Pillar 2: Command, Control, and Coordination
This pillar evaluates the leadership and organizational structures required to manage an emergency.
- Command and Decision-Making: Are there clear arrangements for command, control, coordination, communication, and information management?
- Incident Management Structure: Assess the effectiveness of incident-management and emergency decision-making structures.
- Interoperability: Evaluate the ability of the national EOC to coordinate seamlessly with subnational, district, municipal, and field-level emergency systems.
Pillar 3: Information Management and Technology (IM/T)
This pillar is the ‘brain’ of the EOC, examining how information is gathered, processed, analyzed, and disseminated.
- Communication Channels: Verify the availability of diverse, redundant emergency communication channels (radio, telephone, satellite, mobile, email, web-based platforms, mass-notification systems).
- Data Ingestion Arrangements: Assess mechanisms for receiving field data via mobile apps, survey tools, local systems, sensors, responders, volunteers, and humanitarian partners.
- Data Validation and Analysis: Evaluate the capacity to receive, integrate, validate, analyze, and visualize field-level information.
- Processing and Reporting: Review capacity to process key information types: situation reports (SITREPs), damage info, needs info, resource requests, operational updates, and early warning info.
- Resilience and Recovery: Assess data backup, cybersecurity, system redundancy, business continuity, and disaster-recovery arrangements.
Pillar 4: Operations and Processes
This pillar covers the ‘rules of engagement’ – the documented procedures that guide EOC activity.

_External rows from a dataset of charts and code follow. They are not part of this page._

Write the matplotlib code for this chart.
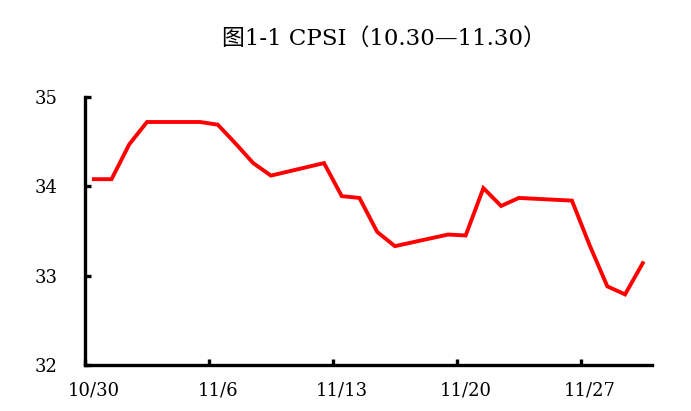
import numpy as np
import matplotlib.pyplot as plt

# trading days (days after 10/30) and CPSI values
days = [0, 1, 2, 3, 6, 7, 8, 9, 10, 13, 14, 15, 16, 17, 20, 21, 22, 23, 24, 27, 28, 29, 30, 31]
cpsi = [34.08, 34.08, 34.47, 34.72, 34.72, 34.69, 34.48, 34.26, 34.12, 34.26, 33.89, 33.87,
        33.49, 33.33, 33.46, 33.45, 33.98, 33.78, 33.87, 33.84, 33.34, 32.88, 32.79, 33.14]
label_days = [0, 7, 14, 21, 28]
tick_labels = ['10/30', '11/6', '11/13', '11/20', '11/27']
yticks = [32, 33, 34, 35]

fig = plt.figure(figsize=(6.91, 4.11), dpi=100)
ax = fig.add_axes([0.123, 0.112, 0.82, 0.652])

ax.plot(days, cpsi, color='#ff0000', lw=2.8, solid_joinstyle='miter')

ax.set_xlim(-0.5, 31.5)
ax.set_ylim(32, 35)
ax.set_yticks(yticks)
ax.set_xticks(label_days)
ax.set_xticklabels(tick_labels)
ax.set_xticks([d - 0.5 for d in label_days], minor=True)

for s in ['top', 'right']:
    ax.spines[s].set_visible(False)
for s in ['left', 'bottom']:
    ax.spines[s].set_linewidth(2.4)

ax.tick_params(axis='x', which='major', length=0, pad=12)
ax.tick_params(axis='x', which='minor', direction='in', length=4, width=2.4)
ax.tick_params(axis='y', direction='in', length=4, width=2.4, pad=20)
for lab in ax.get_xticklabels() + ax.get_yticklabels():
    lab.set_family('DejaVu Serif')
    lab.set_fontsize(13)

fig.text(0.556, 0.905, '图1-1 CPSI（10.30—11.30）', ha='center', va='center',
         fontsize=16.5, family=['DejaVu Serif', 'Noto Sans CJK SC'])

fig.savefig('out.png', dpi=100)
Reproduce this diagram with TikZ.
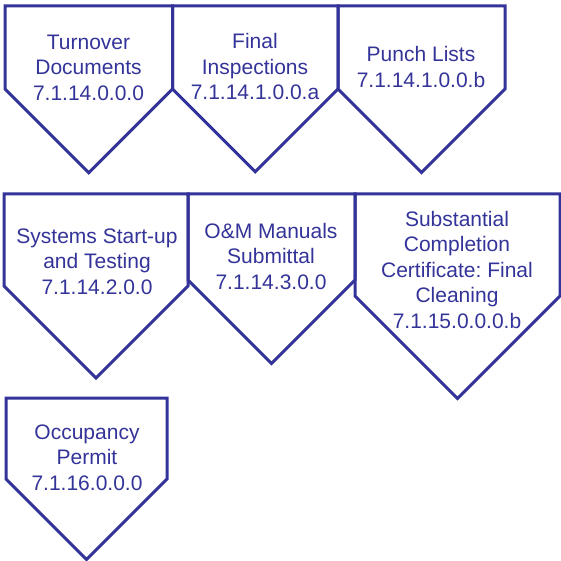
\documentclass[tikz,border=0pt]{standalone}
\usepackage{fontspec}
\setmainfont{Liberation Sans}
\frenchspacing
\definecolor{stageblue}{RGB}{51,51,153}
\tikzset{
  stage/.style={draw=stageblue, line width=3pt},
  stagetext/.style={text=stageblue, align=center, inner sep=0pt,
    font=\fontsize{21}{25.5}\selectfont},
}
\begin{document}
\begin{tikzpicture}[x=1pt,y=-1pt]
    \useasboundingbox (0,0) rectangle (561,561);

    % Pentagon outlines (left/right/top/shoulder), tip at 45 degrees
    \foreach \l/\r/\t/\s in {5/172.5/6/89, 172.5/338/6/89, 338/505/6/89,
        4/188/194/286, 188/355/194/280, 355/560/194/296, 6/167/398/479}
        \draw[stage] (\l,\t) -- (\r,\t) -- (\r,\s) -- ({(\l+\r)/2},{\s+(\r-\l)/2}) -- (\l,\s) -- cycle;

    % First row
    \node[stagetext] (turnover) at (88.5,67.5) {Turnover\\Documents\\7.1.14.0.0.0};
    \node[stagetext] (inspections) at (255,66.5) {Final\\Inspections\\7.1.14.1.0.0.a};
    \node[stagetext] (punch) at (421,67) {Punch Lists\\7.1.14.1.0.0.b};

    % Second row
    \node[stagetext] (startup) at (97,261.5) {Systems Start-up\\and Testing\\7.1.14.2.0.0};
    \node[stagetext] (manuals) at (271,256) {O\&M Manuals\\Submittal\\7.1.14.3.0.0};
    \node[stagetext] (completion) at (457,269.5) {Substantial\\Completion\\Certificate: Final\\Cleaning\\7.1.15.0.0.0.b};

    % Third row
    \node[stagetext] (occupancy) at (87,457.5) {Occupancy\\Permit\\7.1.16.0.0.0};
\end{tikzpicture}
\end{document}
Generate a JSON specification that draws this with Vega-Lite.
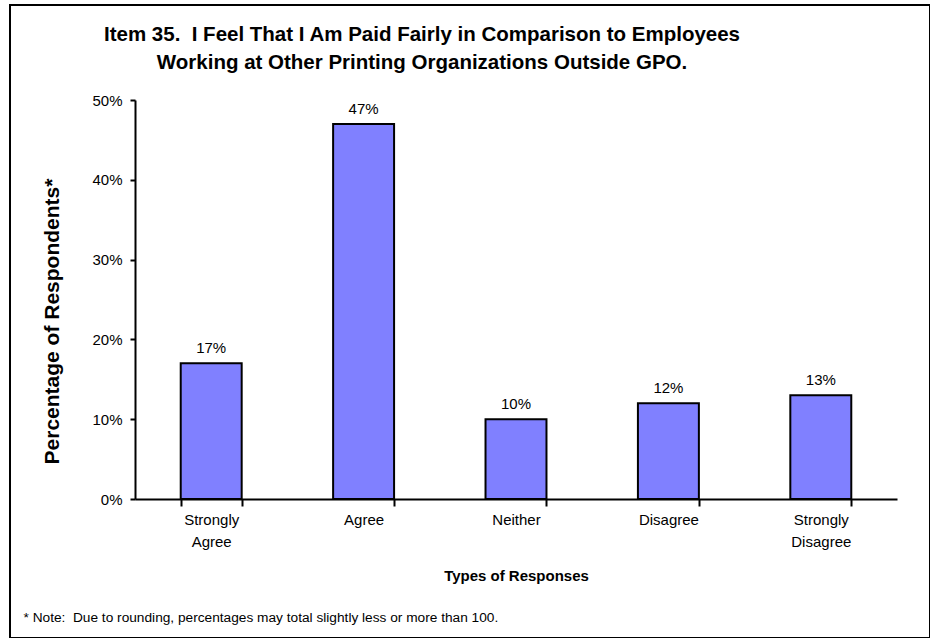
{
  "$schema": "https://vega.github.io/schema/vega-lite/v6.json",
  "width": 920,
  "height": 633,
  "autosize": {"type": "none"},
  "padding": {"left": 10, "top": 5, "right": 0, "bottom": 0},
  "background": "white",
  "config": {
    "view": {"stroke": "black", "strokeWidth": 2},
    "font": "Liberation Sans"
  },
  "title": {
    "text": ["Item 35.\u00a0 I Feel That I Am Paid Fairly in Comparison to Employees", "Working at Other Printing Organizations Outside GPO."],
    "font": "Liberation Sans",
    "fontSize": 20.5,
    "fontWeight": "bold",
    "color": "black",
    "lineHeight": 28,
    "anchor": "middle",
    "dx": -48,
    "dy": 72
  },
  "data": {
    "values": [
      {"response": "Strongly Agree", "pct": 0.17},
      {"response": "Agree", "pct": 0.47},
      {"response": "Neither", "pct": 0.10},
      {"response": "Disagree", "pct": 0.12},
      {"response": "Strongly Disagree", "pct": 0.13}
    ]
  },
  "layer": [
    {
      "mark": {"type": "bar", "fill": "#8080FF", "stroke": "black", "strokeWidth": 2},
      "encoding": {
        "x": {
          "field": "response",
          "type": "nominal",
          "sort": null,
          "scale": {"range": [125, 887], "paddingInner": 0.6, "paddingOuter": 0.3},
          "axis": {
            "orient": "bottom",
            "offset": -139,
            "tickBand": "extent",
            "domainColor": "black",
            "domainWidth": 2,
            "tickColor": "black",
            "tickWidth": 2,
            "tickSize": 7,
            "labelAngle": 0,
            "labelExpr": "split(datum.label, ' ')",
            "labelFont": "Liberation Sans",
            "labelFontSize": 15,
            "labelLineHeight": 22,
            "labelPadding": 6,
            "labelColor": "black",
            "title": "Types of Responses",
            "titleFont": "Liberation Sans",
            "titleFontSize": 15,
            "titleFontWeight": "bold",
            "titleColor": "black",
            "titleY": 69,
            "titleBaseline": "top",
            "titleAlign": "center"
          }
        },
        "y": {
          "field": "pct",
          "type": "quantitative",
          "scale": {"domain": [0, 0.5], "range": [494, 95], "nice": false, "zero": true},
          "axis": {
            "orient": "left",
            "offset": -125,
            "values": [0, 0.1, 0.2, 0.3, 0.4, 0.5],
            "format": ".0%",
            "grid": false,
            "domainColor": "black",
            "domainWidth": 2,
            "tickColor": "black",
            "tickWidth": 2,
            "tickSize": 5,
            "labelFont": "Liberation Sans",
            "labelFontSize": 15,
            "labelColor": "black",
            "labelPadding": 8,
            "title": "Percentage of Respondents*",
            "titleFont": "Liberation Sans",
            "titleFontSize": 21,
            "titleFontWeight": "bold",
            "titleColor": "black",
            "titleAngle": -90,
            "titleX": -83,
            "titleY": 316,
            "titleAlign": "center",
            "titleBaseline": "middle"
          }
        }
      }
    },
    {
      "mark": {"type": "text", "font": "Liberation Sans", "fontSize": 15, "color": "black", "baseline": "alphabetic", "dy": -10},
      "encoding": {
        "x": {
          "field": "response",
          "type": "nominal",
          "sort": null,
          "axis": {
            "orient": "top",
            "domain": false,
            "ticks": false,
            "labels": false,
            "grid": false,
            "title": "* Note:\u00a0 Due to rounding, percentages may total slightly less or more than 100.",
            "titleFont": "Liberation Sans",
            "titleFontSize": 13.7,
            "titleFontWeight": "normal",
            "titleColor": "black",
            "titleX": 13,
            "titleY": 616,
            "titleAlign": "left",
            "titleBaseline": "alphabetic"
          }
        },
        "y": {"field": "pct", "type": "quantitative"},
        "text": {"field": "pct", "type": "quantitative", "format": ".0%"}
      }
    }
  ],
  "resolve": {"axis": {"x": "independent"}}
}
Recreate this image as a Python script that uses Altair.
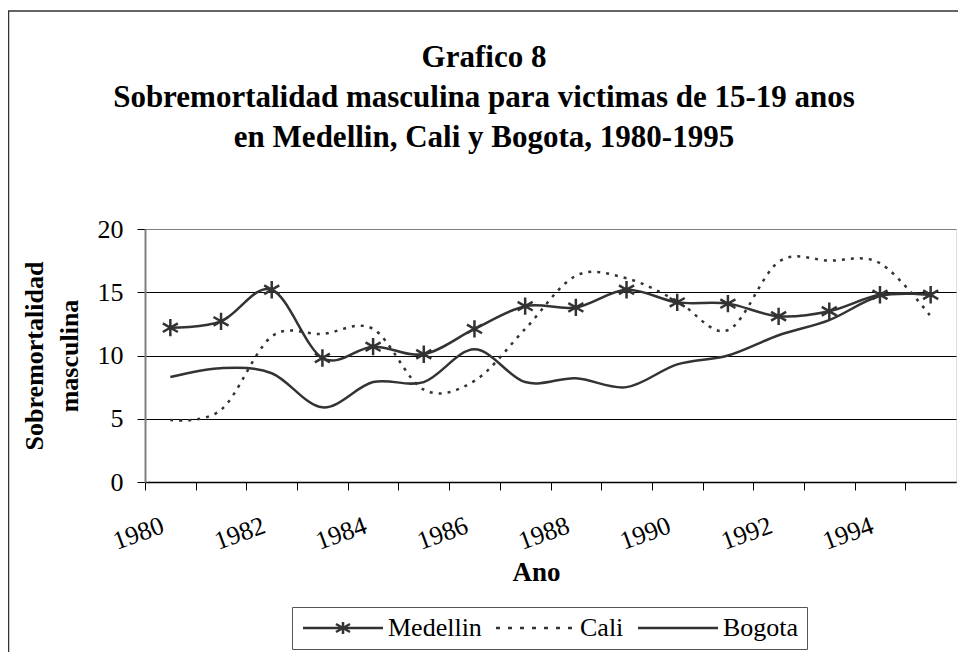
import altair as alt
import pandas as pd

years = list(range(1980, 1996))
medellin = [12.2, 12.7, 15.2, 9.8, 10.7, 10.1, 12.1, 13.9, 13.8, 15.2, 14.2, 14.1, 13.1, 13.5, 14.8, 14.8]
cali = [4.9, 5.7, 11.5, 11.7, 12.1, 7.3, 8.0, 12.1, 16.3, 16.1, 14.3, 12.0, 17.4, 17.5, 17.3, 13.1]
bogota = [8.3, 9.0, 8.6, 5.9, 7.9, 7.9, 10.5, 7.9, 8.2, 7.5, 9.3, 10.0, 11.6, 12.8, 14.7, 14.8]
series = ["Medellin", "Cali", "Bogota"]
y_ticks = [0, 5, 10, 15, 20]
title_lines = [
    "Grafico 8",
    "Sobremortalidad masculina para victimas de 15-19 anos",
    "en Medellin, Cali y Bogota, 1980-1995",
]
y_title = ["Sobremortalidad", "masculina"]
x_title = "Ano"

rows = []
for name, vals in zip(series, [medellin, cali, bogota]):
    for yr, v in zip(years, vals):
        rows.append({"Ano": yr, "Serie": name, "valor": v})
df = pd.DataFrame(rows)

W, H = 811, 253
STEP = W / len(years)
FONT = "Liberation Serif"
INK = "#333333"

STAR = "M0,-1V1M-0.87,-0.5L0.87,0.5M-0.87,0.5L0.87,-0.5"
# legend glyphs: 10 px per unit, drawn from unit -1 to 7 (about 80 px wide)
LEG_MED = "M-1,0H7M3,-0.6V0.6M2.3,-0.4L3.7,0.4M2.3,0.4L3.7,-0.4"
LEG_CALI = ("M-0.9,0H-0.5M0.3,0H0.7M1.5,0H1.9M2.7,0H3.1"
            "M3.9,0H4.3M5.1,0H5.5M6.3,0H6.7")
LEG_BOG = "M-1,0H7"

x_enc = alt.X(
    "Ano:O",
    scale=alt.Scale(type="point", padding=0.5, domain=years),
    axis=alt.Axis(
        values=years,
        labelExpr="datum.value % 2 == 0 ? datum.label : ''",
        tickOffset=-STEP / 2,
        labelOffset=13,
        labelAngle=-20,
        labelAlign="right",
        labelBaseline="top",
        labelPadding=22,
        labelOverlap=False,
        labelFont=FONT,
        labelFontSize=26,
        labelColor="black",
        tickSize=8,
        tickColor="black",
        domainColor="black",
        domainWidth=1.5,
        grid=False,
        title=x_title,
        titleFont=FONT,
        titleFontSize=27,
        titleFontWeight="bold",
        titleColor="black",
        titleX=391,
        titleY=90,
        titleAngle=0,
        titleAlign="center",
        titleBaseline="middle",
    ),
)

y_enc = alt.Y(
    "valor:Q",
    scale=alt.Scale(domain=[0, 20], nice=False),
    axis=alt.Axis(
        values=y_ticks,
        grid=True,
        gridColor={"condition": {"test": "datum.value == 20", "value": "#808080"}, "value": "black"},
        gridWidth=1,
        tickSize=8,
        tickColor="black",
        domainColor="#808080",
        domainWidth=2,
        labelFont=FONT,
        labelFontSize=26,
        labelColor="black",
        labelPadding=14,
        title=y_title,
        titleFont=FONT,
        titleFontSize=26,
        titleFontWeight="bold",
        titleColor="black",
        titleX=-110.5,
        titleY=H / 2,
        titleAngle=-90,
        titleAlign="center",
        titleBaseline="middle",
        titleLineHeight=35,
    ),
)

base = alt.Chart(df)

solid_lines = base.transform_filter(alt.datum.Serie != "Cali").mark_line(
    interpolate="cardinal", color=INK, strokeWidth=2.5
).encode(x=x_enc, y=y_enc, detail="Serie:N")

dashed_line = base.transform_filter(alt.datum.Serie == "Cali").mark_line(
    interpolate="cardinal", color=INK, strokeWidth=2.5, strokeDash=[3, 6]
).encode(x=x_enc, y=y_enc)

stars = base.transform_filter(alt.datum.Serie == "Medellin").mark_point(
    shape=STAR, size=300, filled=False, color=INK, strokeWidth=2.5, opacity=1
).encode(x=x_enc, y=y_enc)

legend_layer = base.transform_filter("datum.valor < -1000").mark_point(
    filled=False, color=INK, strokeWidth=2.5
).encode(
    x=x_enc,
    y=y_enc,
    shape=alt.Shape(
        "Serie:N",
        scale=alt.Scale(domain=series, range=[LEG_MED, LEG_CALI, LEG_BOG]),
        legend=alt.Legend(
            title=None,
            orient="none",
            legendX=147,
            legendY=378,
            direction="horizontal",
            symbolSize=400,
            symbolStrokeWidth=2.5,
            symbolStrokeColor=INK,
            symbolFillColor="transparent",
            symbolOpacity=1,
            labelFont=FONT,
            labelFontSize=26,
            labelColor="black",
            labelOffset=62,
            columnPadding=9,
            padding=8,
            strokeColor="#555555",
            fillColor="white",
        ),
    ),
)

frame_df = pd.DataFrame({"k": [0]})
frame = alt.Chart(frame_df).mark_rect(
    fill="transparent", stroke="#333333", strokeWidth=1.5
).encode(
    x=alt.value(-136.5), x2=alt.value(W + 60), y=alt.value(-218), y2=alt.value(H + 250)
)

title = alt.Chart(frame_df).mark_text(
    text=title_lines,
    font=FONT,
    fontSize=31,
    fontWeight="bold",
    lineHeight=40,
    align="center",
    baseline="alphabetic",
    color="black",
).encode(x=alt.value(339), y=alt.value(-162))

chart = (
    alt.layer(frame, solid_lines, dashed_line, stars, legend_layer, title)
    .properties(
        width=W,
        height=H,
        padding={"left": 137, "top": 221, "right": 2, "bottom": 170},
        autosize=alt.AutoSizeParams(type="none"),
    )
    .configure_view(stroke="#808080", strokeWidth=2)
    .configure(background="white")
)

chart.save("out.html", embed_options={"renderer": "svg", "actions": False})
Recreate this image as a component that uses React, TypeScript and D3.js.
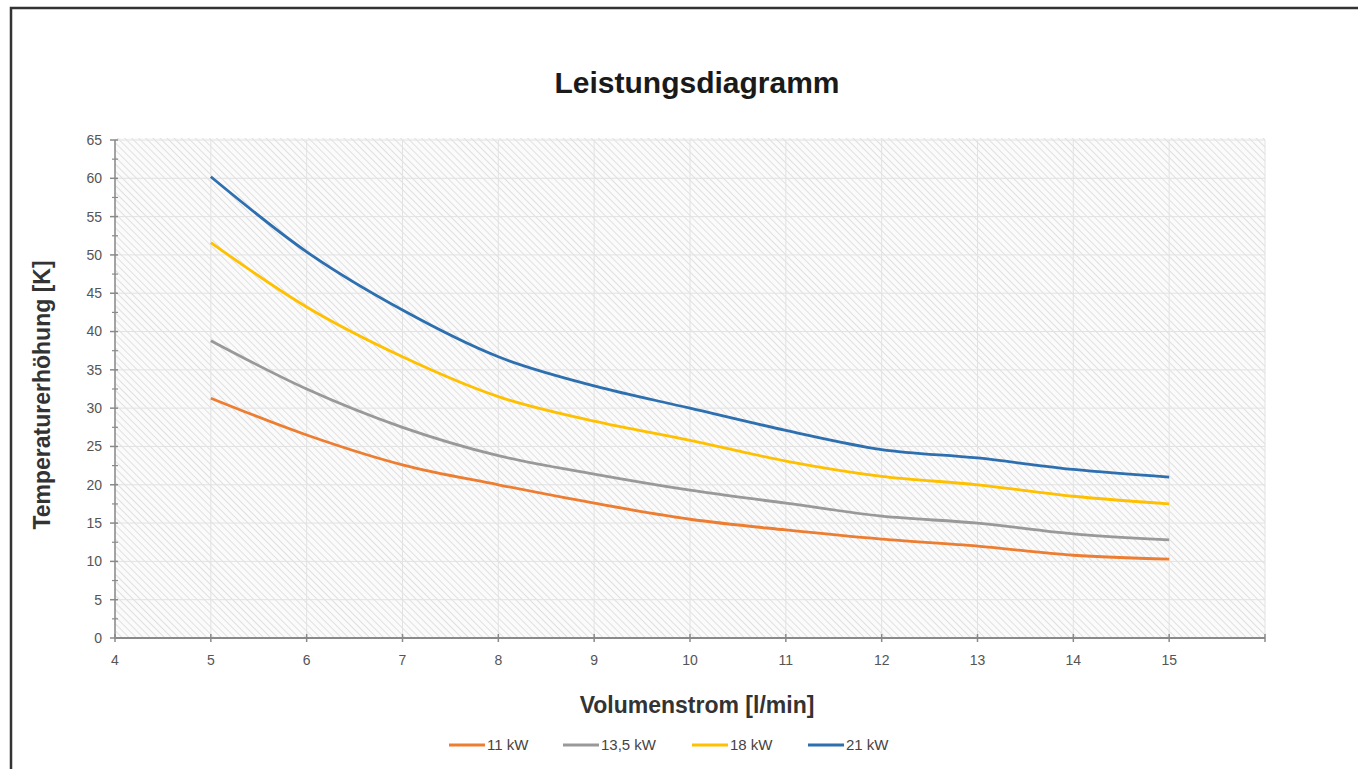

- Standard Operating Procedures (SOPs): Do formal SOPs exist, and are they understood by staff?
- Activation and Escalation: Evaluate the clarity and functionality of activation protocols and escalation procedures.
- Planning and Deactivation: Review incident-action planning, reporting procedures, and deactivation arrangements.
Pillar 5: Staffing and Personnel
This pillar ensures that qualified people are available and supported to operate the EOC 24/7.
- Staffing Levels: Are there adequate operational staff to maintain round-the-clock (24/7) operational capacity when needed?
- Duty Rosters and Support: Assess the robustness of duty rosters, technical support availability, and surge arrangements during peak demand.
- Testing and Improvement: Evaluate the frequency and quality of EOC simulation exercises, testing, maintenance, after-action reviews, and mechanisms for continuous improvement.